The science wars - gnosis
https://secure.wikimedia.org/wikipedia/en/wiki/Science_wars

======
NY_USA_Hacker
In undergrad school, a prof in the philosophy department offered a course in
'The Philosophy of Science'. Since I was a double major in math and physics, I
signed up for the course. Hearing about this, my physics prof said: "Get your
Ph.D. first and philosophize later." That attitude seemed too skeptical to me,
and I continued in the course.

First, the readings didn't describe 'science' as I had been learning it in
physics.

Second, the prof teaching the course was really mostly a 'religion major' who
really didn't know science well even at the level of freshman physics (where
I'd been the best student in the class).

Third, the prof had guest lecturers for several of the class sessions. For
one, there was a reading for the class. I tried the reading; I honestly tried.
When I found a page I just had to conclude didn't make any sense, I skipped a
few pages and started again. Soon I was at the end of the reading having found
nothing that made any sense. At the start of the class, the guest prof, whom I
respected, mentioned the reading, said he'd tried the reading, and summarized:
"Let's forget about the [reading]." Agreed!

Fourth, soon there was a test: The prof and I came to similar opinions: I
thought that his test was total BS, and he thought the same for my answers.

I dropped the course.

Basically, my physics prof was correct: At least in practice, to philosophize
about science, first learn some science.

There can be a reason: The king of science is physics. Can't just sit alone in
a small, closed room, figure out the philosophy of physics from nothing and
then figure out physics from nothing. Instead, physics took brilliant people
hundreds of years, and there were many starts with nearly all false and only a
tiny fraction good. Can't just guess at what makes the good starts and,
instead, just have to study them and then, maybe, see patterns and then
philosophize.

The big deal about physics is that the good stuff works really, really well.
To philosophize about that fact, first need to understand the physics. Then
when trying to develop a philosophy, some results from physics say this and
some say that; a good philosophy has to 'accommodate' these results; and to
cook up such a philosophy need to know the results. Net, as the course showed,
some of the most famous people philosophizing about science didn't know enough
about physics even to get started.

Of the major sciences, physics is the easiest. Chemistry and biology are more
difficult to make into 'science'. For the efforts at science in the article,
f'get about it: First, it's super tough to make those fields into sciences.
Second, it's easy enough to see that the people in those fields are not better
at science than the people in physics but much less good because they know
next to nothing about the best example of science. physics. Third, got to be
quite 'dense' as a human not to see that the people pushing 'post modernism'
in science have an agenda that is more political than scientific.

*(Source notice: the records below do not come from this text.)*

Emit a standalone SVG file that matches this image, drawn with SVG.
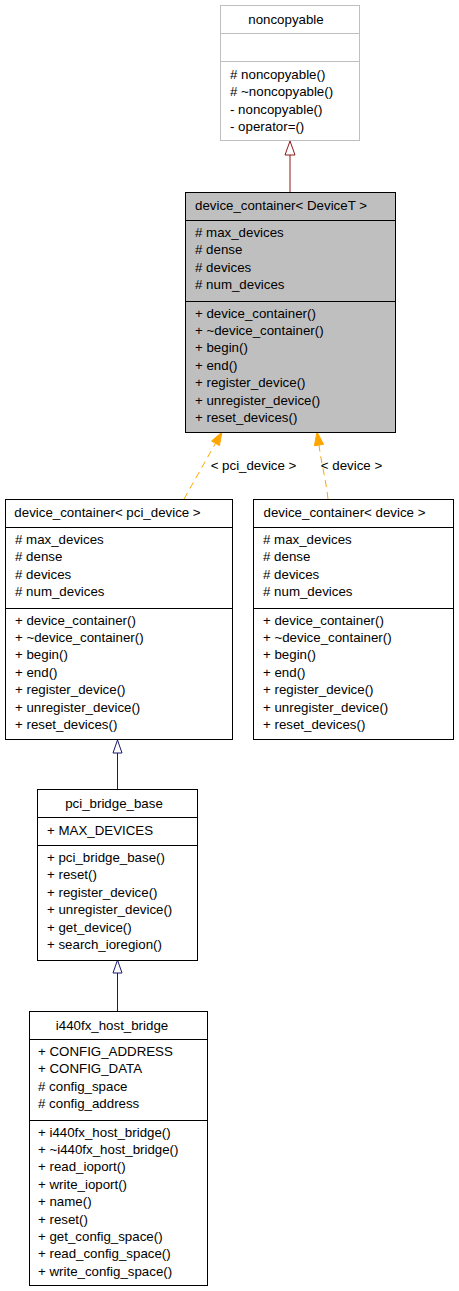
<svg xmlns="http://www.w3.org/2000/svg" width="459" height="1291" viewBox="0 0 459 1291">
<defs>
<style>
text{font-family:"Liberation Sans",Arial,sans-serif;font-size:13.3px;fill:#000}
.t{text-anchor:middle}
.box{fill:#fff;stroke:#000;stroke-width:1}
.gray{fill:#bfbfbf;stroke:#000;stroke-width:1}
.light{fill:#fff;stroke:#bfbfbf;stroke-width:1}
.div{stroke:#000;stroke-width:1}
.divl{stroke:#bfbfbf;stroke-width:1}
.priv{stroke:#8b1a1a;stroke-width:1;fill:none}
.privh{stroke:#8b1a1a;stroke-width:1;fill:#fff}
.pub{stroke:#191970;stroke-width:1;fill:none}
.pubh{stroke:#191970;stroke-width:1;fill:#fff}
.tmpl{stroke:#ffa500;stroke-width:1;fill:none;stroke-dasharray:7,5}
.tmplh{stroke:#ffa500;stroke-width:1;fill:#ffa500}
</style>
</defs>
<rect width="459" height="1291" fill="#fff"/>

<g id="connectors">
<line class="priv" x1="290" y1="192" x2="290" y2="155"/>
<polygon class="privh" points="290,141 285,155 295,155"/>
<path class="tmpl" d="M184,499 L215.5,443.3"/>
<polygon class="tmplh" points="222,432 219.4,445.6 211.6,441"/>
<path class="tmpl" d="M328,499 C326,480 321,462 319,445"/>
<polygon class="tmplh" points="317,432 323.6,444.3 314.4,445.7"/>
<text class="t" x="253.5" y="470">&lt; pci_device &gt;</text>
<text class="t" x="351.5" y="470">&lt; device &gt;</text>
<line class="pub" x1="117.5" y1="789" x2="117.5" y2="753"/>
<polygon class="pubh" points="117.5,740 113,753 122,753"/>
<line class="pub" x1="117.5" y1="1011" x2="117.5" y2="973"/>
<polygon class="pubh" points="117.5,960 113,973 122,973"/>
</g>

<g id="noncopyable">
<rect class="light" x="220.5" y="5.5" width="139" height="135"/>
<line class="divl" x1="220.5" y1="33.5" x2="359.5" y2="33.5"/>
<line class="divl" x1="220.5" y1="61.5" x2="359.5" y2="61.5"/>
<text class="t" x="286" y="23.5">noncopyable</text>
<text x="230" y="79"># noncopyable()</text>
<text x="230" y="96.4"># ~noncopyable()</text>
<text x="230" y="113.8">- noncopyable()</text>
<text x="230" y="131.2">- operator=()</text>
</g>

<g id="device_container_DeviceT">
<rect class="gray" x="185.5" y="192.5" width="210" height="240"/>
<line class="div" x1="185.5" y1="220.5" x2="395.5" y2="220.5"/>
<line class="div" x1="185.5" y1="301.5" x2="395.5" y2="301.5"/>
<text class="t" x="281" y="210">device_container&lt; DeviceT &gt;</text>
<text x="195" y="237"># max_devices</text>
<text x="195" y="254.4"># dense</text>
<text x="195" y="271.8"># devices</text>
<text x="195" y="289.2"># num_devices</text>
<text x="195" y="317.5">+ device_container()</text>
<text x="195" y="334.9">+ ~device_container()</text>
<text x="195" y="352.3">+ begin()</text>
<text x="195" y="369.7">+ end()</text>
<text x="195" y="387.1">+ register_device()</text>
<text x="195" y="404.5">+ unregister_device()</text>
<text x="195" y="421.9">+ reset_devices()</text>
</g>

<g id="device_container_pci_device">
<rect class="box" x="5.5" y="499.5" width="227" height="240"/>
<line class="div" x1="5.5" y1="527.5" x2="232.5" y2="527.5"/>
<line class="div" x1="5.5" y1="608.5" x2="232.5" y2="608.5"/>
<text class="t" x="107.5" y="517">device_container&lt; pci_device &gt;</text>
<text x="15" y="544"># max_devices</text>
<text x="15" y="561.4"># dense</text>
<text x="15" y="578.8"># devices</text>
<text x="15" y="596.2"># num_devices</text>
<text x="15" y="624.5">+ device_container()</text>
<text x="15" y="641.9">+ ~device_container()</text>
<text x="15" y="659.3">+ begin()</text>
<text x="15" y="676.7">+ end()</text>
<text x="15" y="694.1">+ register_device()</text>
<text x="15" y="711.5">+ unregister_device()</text>
<text x="15" y="728.9">+ reset_devices()</text>
</g>

<g id="device_container_device">
<rect class="box" x="253.5" y="499.5" width="200" height="240"/>
<line class="div" x1="253.5" y1="527.5" x2="453.5" y2="527.5"/>
<line class="div" x1="253.5" y1="608.5" x2="453.5" y2="608.5"/>
<text class="t" x="344.5" y="517">device_container&lt; device &gt;</text>
<text x="263" y="544"># max_devices</text>
<text x="263" y="561.4"># dense</text>
<text x="263" y="578.8"># devices</text>
<text x="263" y="596.2"># num_devices</text>
<text x="263" y="624.5">+ device_container()</text>
<text x="263" y="641.9">+ ~device_container()</text>
<text x="263" y="659.3">+ begin()</text>
<text x="263" y="676.7">+ end()</text>
<text x="263" y="694.1">+ register_device()</text>
<text x="263" y="711.5">+ unregister_device()</text>
<text x="263" y="728.9">+ reset_devices()</text>
</g>

<g id="pci_bridge_base">
<rect class="box" x="37.5" y="789.5" width="160" height="171"/>
<line class="div" x1="37.5" y1="817.5" x2="197.5" y2="817.5"/>
<line class="div" x1="37.5" y1="845.5" x2="197.5" y2="845.5"/>
<text class="t" x="114" y="807.5">pci_bridge_base</text>
<text x="47" y="834.5">+ MAX_DEVICES</text>
<text x="47" y="862">+ pci_bridge_base()</text>
<text x="47" y="879.4">+ reset()</text>
<text x="47" y="896.8">+ register_device()</text>
<text x="47" y="914.2">+ unregister_device()</text>
<text x="47" y="931.6">+ get_device()</text>
<text x="47" y="949">+ search_ioregion()</text>
</g>

<g id="i440fx_host_bridge">
<rect class="box" x="29.5" y="1011.5" width="178" height="274"/>
<line class="div" x1="29.5" y1="1039.5" x2="207.5" y2="1039.5"/>
<line class="div" x1="29.5" y1="1120.5" x2="207.5" y2="1120.5"/>
<text class="t" x="112" y="1029.5">i440fx_host_bridge</text>
<text x="38" y="1056">+ CONFIG_ADDRESS</text>
<text x="38" y="1073.4">+ CONFIG_DATA</text>
<text x="38" y="1090.8"># config_space</text>
<text x="38" y="1108.2"># config_address</text>
<text x="38" y="1136.5">+ i440fx_host_bridge()</text>
<text x="38" y="1153.9">+ ~i440fx_host_bridge()</text>
<text x="38" y="1171.3">+ read_ioport()</text>
<text x="38" y="1188.7">+ write_ioport()</text>
<text x="38" y="1206.1">+ name()</text>
<text x="38" y="1223.5">+ reset()</text>
<text x="38" y="1240.9">+ get_config_space()</text>
<text x="38" y="1258.3">+ read_config_space()</text>
<text x="38" y="1275.7">+ write_config_space()</text>
</g>
</svg>
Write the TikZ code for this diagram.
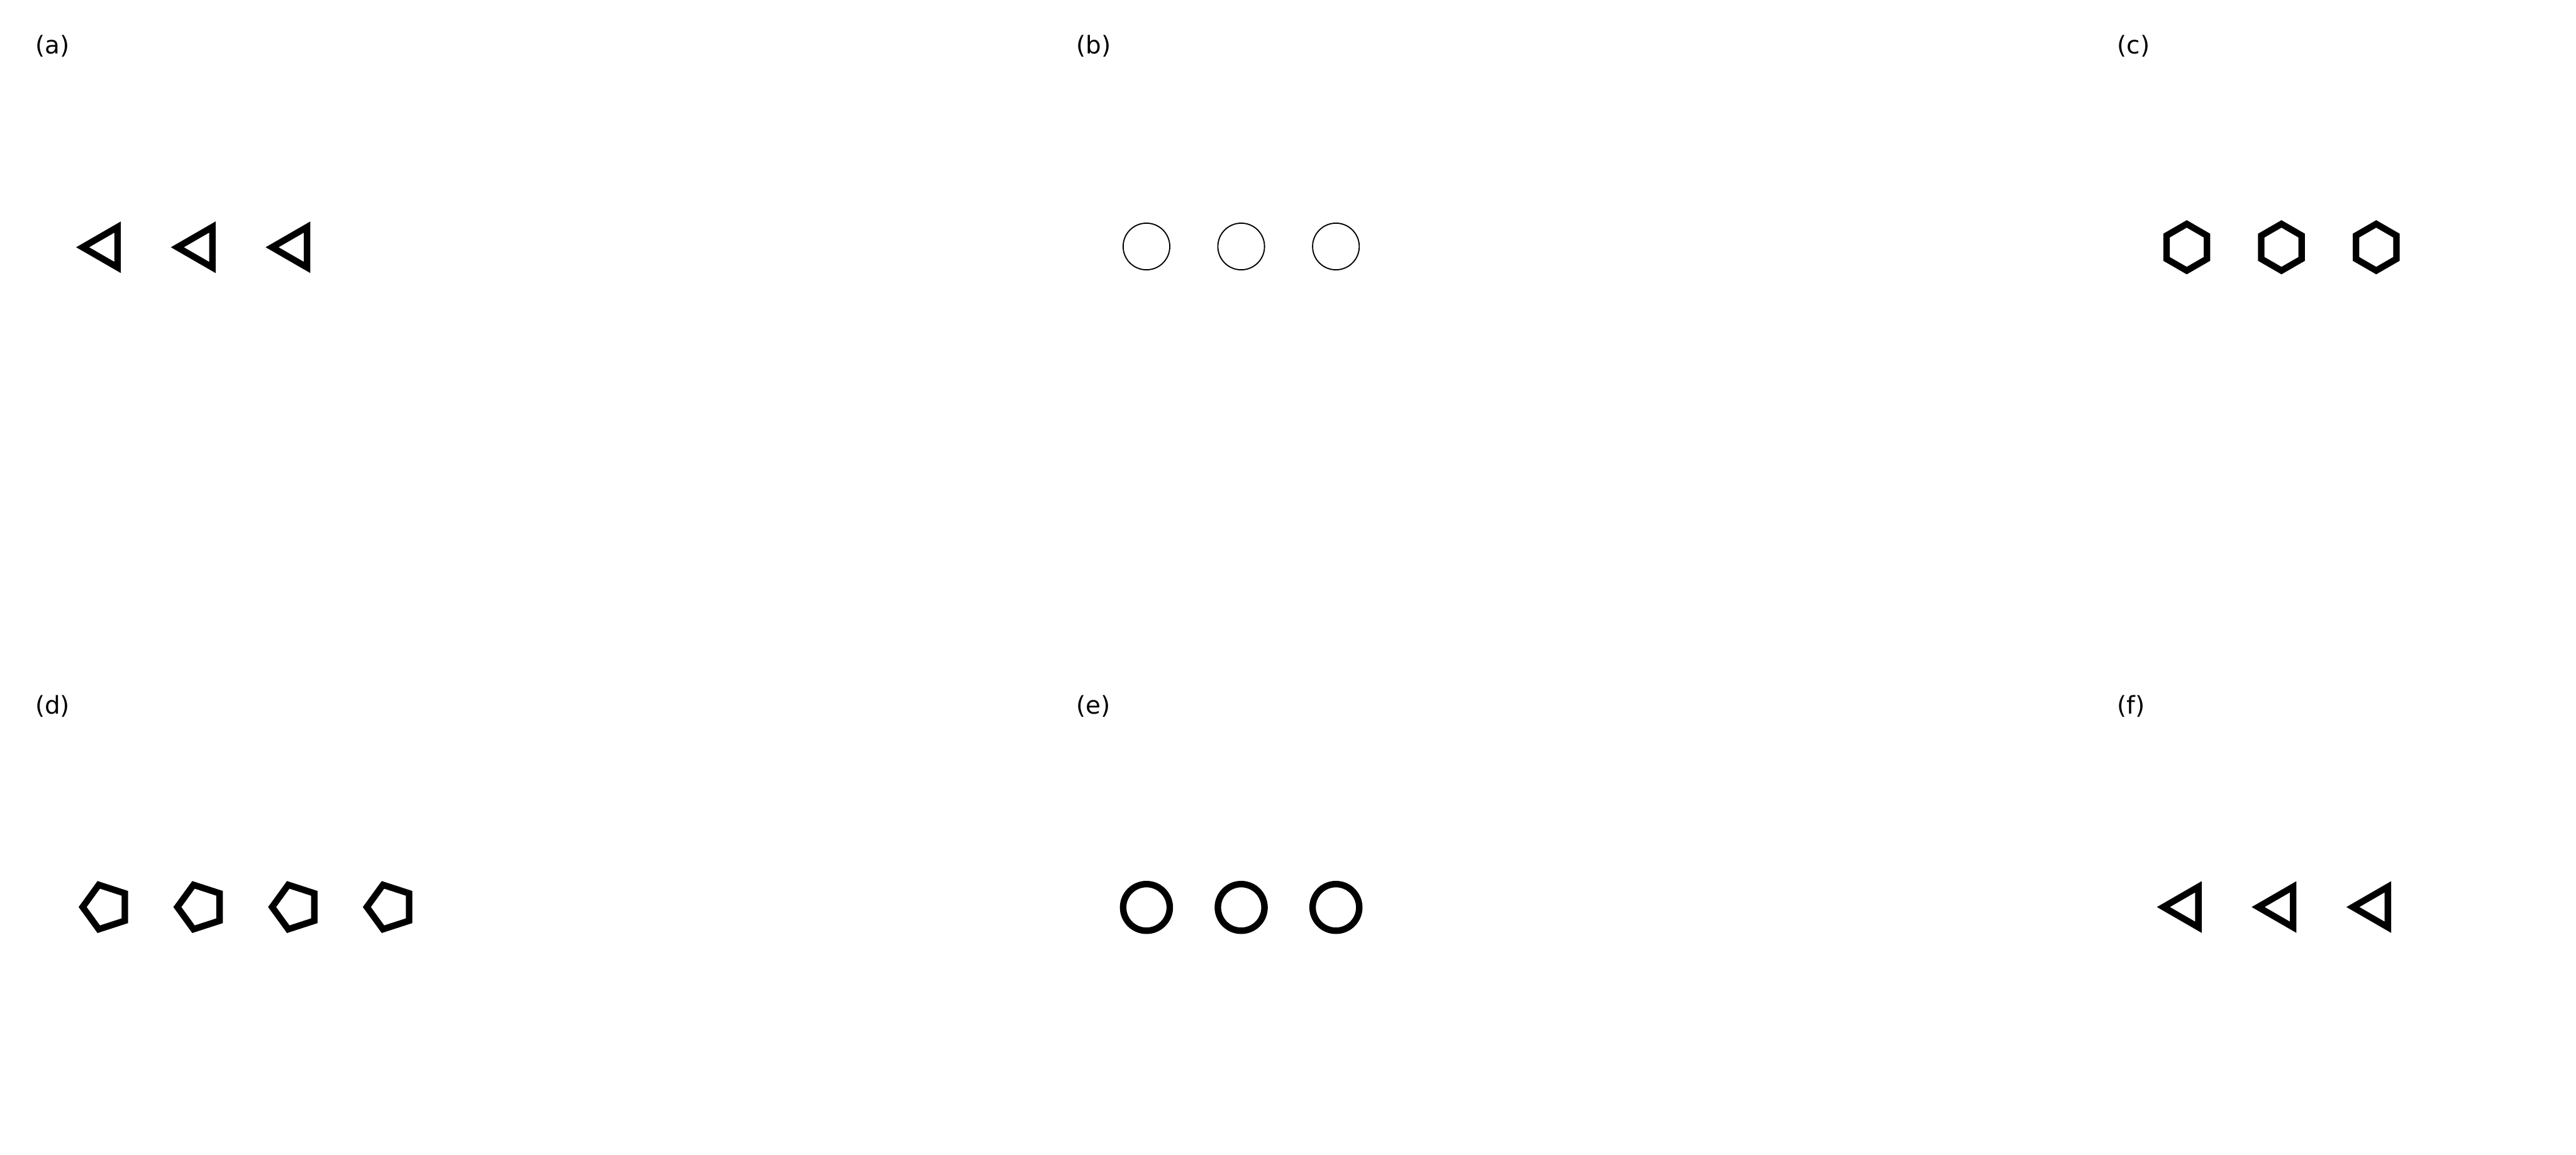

So, struggles about 'post modernism' cannot constitute a "war" about science.

Net, for the article, f'get about the article.

'Disclosure': I graduated with 'honors in math'; in physics had the right
number of courses but in one case had the wrong course. So I didn't quite
finish a physics major. My Ph.D. is in some topics in applied math. Since much
of that math is good for physics, maybe someday I'll return to physics!